Furthermore, Kaito Studio faces a fiercely competitive business environment. In the AI search field, there are Web2 giants like Perplexity; in the crypto vertical, there are established institutions like The Block and Messari. Kaito's only advantage lies in its already formed tokenomic network, but this advantage is becoming precarious against the backdrop of damaged credibility.
Concluding Thoughts on Information Finance
Kaito’s setback is the shattering of the grand narrative of InfoFi under the impact of realism. It tells us that while information as an asset certainly has value, the "flow of information" can never be simply equated to the "flow of tokens." When incentive mechanisms override the content itself, financialization will only bring destructive noise rather than constructive wisdom.
The ban by X was merely a trigger; the real crisis stems from the InfoFi sector's long-term path dependency on parasitic traffic and the arrogance of centralized power within governance structures. For Kaito, the next seven days are not just a test of token selling pressure, but the final window to see if it can reconstruct its product logic through "Kaito Studio." If the team cannot convince the market with real product demand and transparent governance sincerity, then KAITO may become just another brilliant but brief bubble in the history of Web3 development.
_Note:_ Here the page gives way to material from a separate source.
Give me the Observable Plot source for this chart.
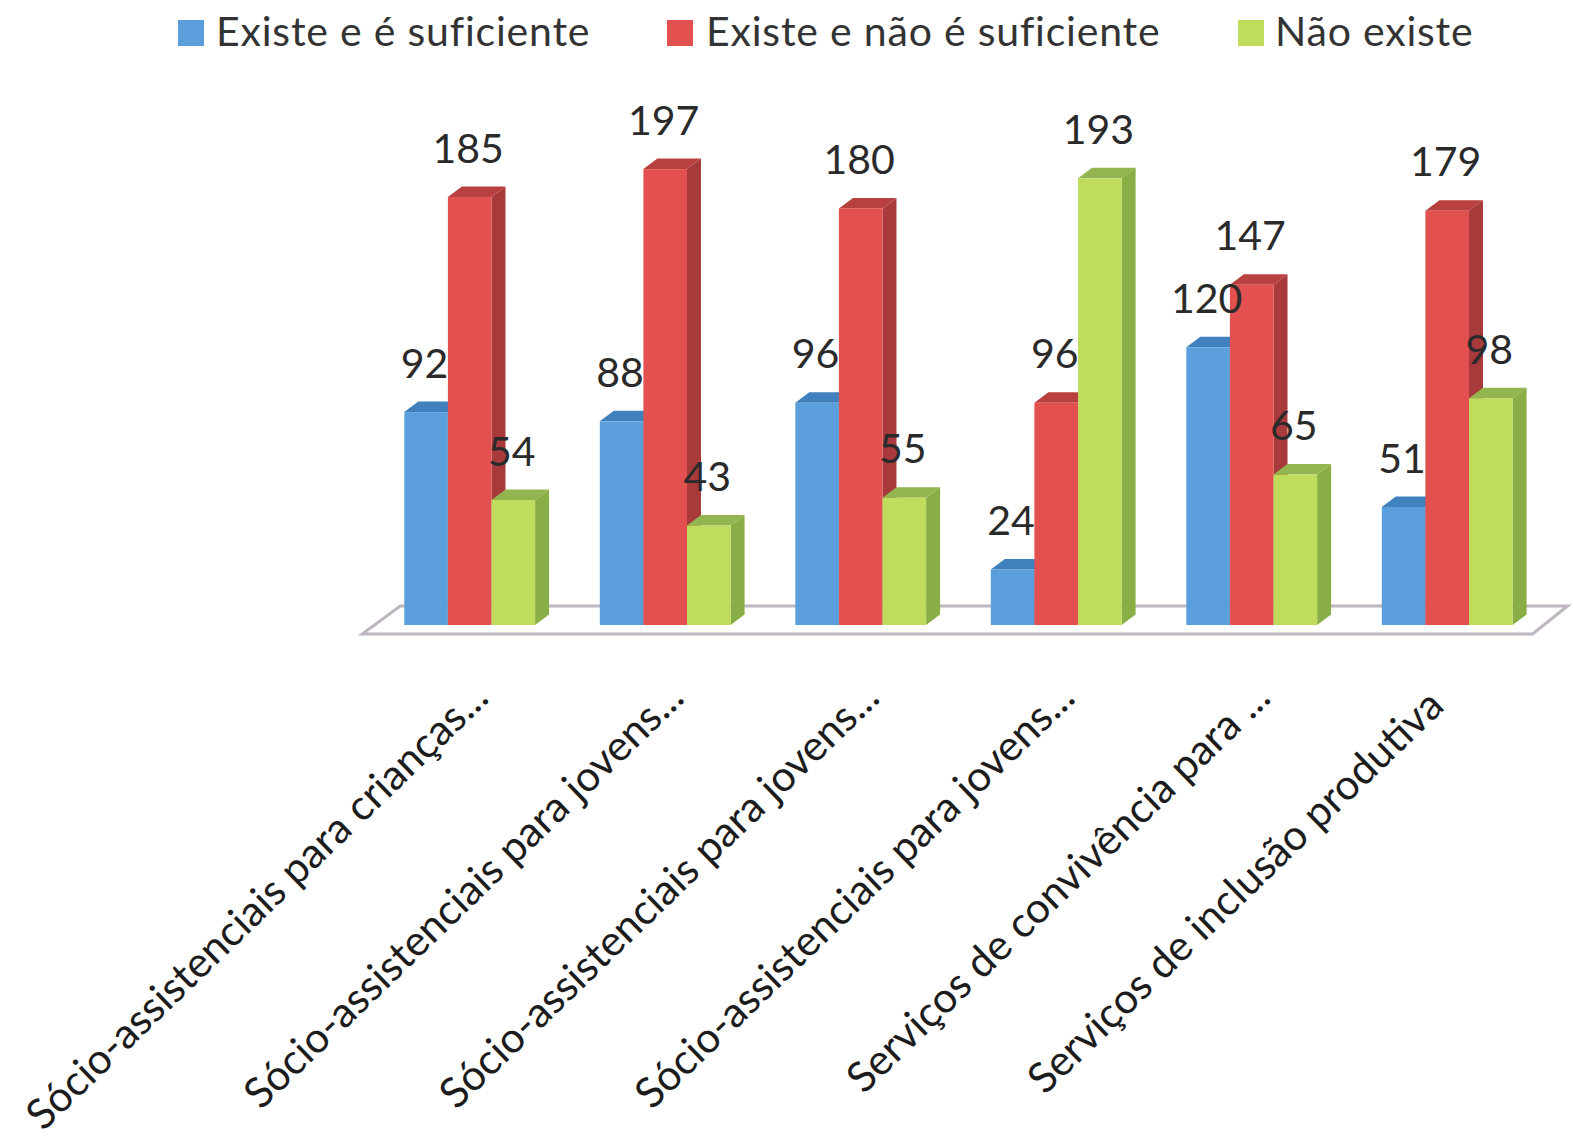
<!DOCTYPE html>
<html lang="pt">
<head>
<meta charset="utf-8">
<title>Serviços sócio-assistenciais</title>
<script src="https://cdn.jsdelivr.net/npm/d3@7"></script>
<script src="https://cdn.jsdelivr.net/npm/@observablehq/plot@0.6"></script>
<style>
  html, body { margin: 0; background: #fff; }
  svg { display: block; }
  #legend {
    position: relative; height: 62px; font-family: Lato, sans-serif; font-size: 41px; letter-spacing: 0.8px; color: #333;
  }
  #legend i { position: absolute; top: 20px; width: 26px; height: 26px; }
  #legend span { position: absolute; top: 8px; line-height: 46px; white-space: nowrap; }
</style>
</head>
<body>
<div id="legend"></div>
<div id="chart"></div>
<script>
const series = ["Existe e é suficiente", "Existe e não é suficiente", "Não existe"];
const frontColors = ["#5a9fdc", "#e2514f", "#c0dc5c"];
const sideColors = ["#3a75ad", "#a93a3c", "#8aae46"];
const topColors = ["#3f80bd", "#b8403f", "#92b550"];

const categories = [
  "Sócio-assistenciais para crianças...",
  "Sócio-assistenciais para jovens...",
  "Sócio-assistenciais para jovens...",
  "Sócio-assistenciais para jovens...",
  "Serviços de convivência para ...",
  "Serviços de inclusão produtiva"
];
const suficiente = [92, 88, 96, 24, 120, 51];
const insuficiente = [185, 197, 180, 96, 147, 179];
const naoExiste = [54, 43, 55, 193, 65, 98];

const legendSwatchX = [178, 667, 1238];
const legendTextX = [216, 706, 1275];

const rows = categories.flatMap((_, group) => [suficiente, insuficiente, naoExiste].map((values, s) => ({
  group,
  serie: series[s],
  value: values[group]
})));

// Depth of the extruded faces, in pixels.
const depthX = 14;
const depthY = 10.5;

const bandwidthOf = (scale) => (typeof scale.bandwidth === "function" ? scale.bandwidth() : scale.bandwidth);

// Draws a bar's side and top faces behind its front rectangle.
function extrude(sideColor, topColor, data) {
  return (index, scales, values, dimensions, context, next) => {
    const g = next(index, scales, values, dimensions, context);
    const sel = d3.select(g);
    const base = scales.y(0);
    const w = bandwidthOf(scales.x);
    for (const i of index) {
      const x0 = scales.x(data[i].serie);
      const x1 = x0 + w;
      const top = scales.y(data[i].value);
      sel.insert("polygon", ":first-child")
        .attr("fill", topColor)
        .attr("points", [[x0, top], [x0 + depthX, top - depthY], [x1 + depthX, top - depthY], [x1, top]].join(" "));
      sel.insert("polygon", ":first-child")
        .attr("fill", sideColor)
        .attr("points", [[x1, base], [x1 + depthX, base - depthY], [x1 + depthX, top - depthY], [x1, top]].join(" "));
    }
    return g;
  };
}

const barMarks = series.map((serie, s) => {
  const data = rows.filter((d) => d.serie === serie);
  return Plot.barY(data, {
    fx: "group",
    x: "serie",
    y: "value",
    fill: frontColors[s],
    render: extrude(sideColors[s], topColors[s], data)
  });
});

// The floor plate that the bars stand on.
const floor = Plot.frame({
  facet: "super",
  render(index, scales, values, dimensions, context) {
    const g = d3.select(context.document.createElementNS("http://www.w3.org/2000/svg", "g")).attr("aria-label", "floor");
    const left = scales.fx(0);
    const right = scales.fx(categories.length - 1) + bandwidthOf(scales.fx);
    const base = scales.y(0);
    g.append("polygon")
      .attr("fill", "#fff")
      .attr("stroke", "#bdb6c0")
      .attr("stroke-width", 3)
      .attr("points", [[left - 42, base + 9], [left - 4, base - 19], [right + 55, base - 19], [right + 20, base + 9]].join(" "));
    return g.node();
  }
});

// Category labels; the last one has no ellipsis and ends a little further out.
const labelAxis = (ticks, dx, tickPadding) => Plot.axisFx({
  anchor: "bottom",
  ticks,
  tickSize: 0,
  tickPadding,
  tickRotate: -44,
  tickFormat: (i) => categories[i],
  fontSize: 42,
  dx,
  fill: "#1c1c1c",
  label: null
});

const plot = Plot.plot({
  width: 1573,
  height: 1081,
  marginTop: 40,
  marginBottom: 518,
  marginLeft: 404.3,
  marginRight: 60.4,
  style: { fontFamily: "Lato, sans-serif", background: "#fff", overflow: "visible" },
  fx: { domain: d3.range(categories.length), padding: 0.331, round: false, label: null },
  x: { domain: series, padding: 0, round: false, axis: null, label: null },
  y: { domain: [0, 226], axis: null },
  marks: [
    floor,
    ...barMarks,
    Plot.text(rows, {
      fx: "group",
      x: "serie",
      y: "value",
      text: (d) => String(d.value),
      dx: -2,
      dy: -48,
      fontSize: 41,
      fill: "#2a2a2a"
    }),
    labelAxis(d3.range(categories.length - 1), 11, 65),
    labelAxis([categories.length - 1], -11, 73)
  ]
});

// The floor sits behind every bar.
const floorNode = plot.querySelector('[aria-label="floor"]');
plot.insertBefore(floorNode, plot.querySelector("g"));
document.getElementById("chart").append(plot);

// Legend row above the plot.
const legend = d3.select("#legend");
series.forEach((serie, s) => {
  legend.append("i").style("left", legendSwatchX[s] + "px").style("background", frontColors[s]);
  legend.append("span").style("left", legendTextX[s] + "px").text(serie);
});
</script>
</body>
</html>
From an industry perspective, Kaito’s "collapse in progress" is an important warning: any prosperity created by attempting to bypass content quality through pure token incentives will eventually face cleanup by ecosystem giants or backlash from market logic. The future of information financialization should not lie in how to incentivize more people to "speak," but in how to more accurately discover the voices that are truly worth listening to.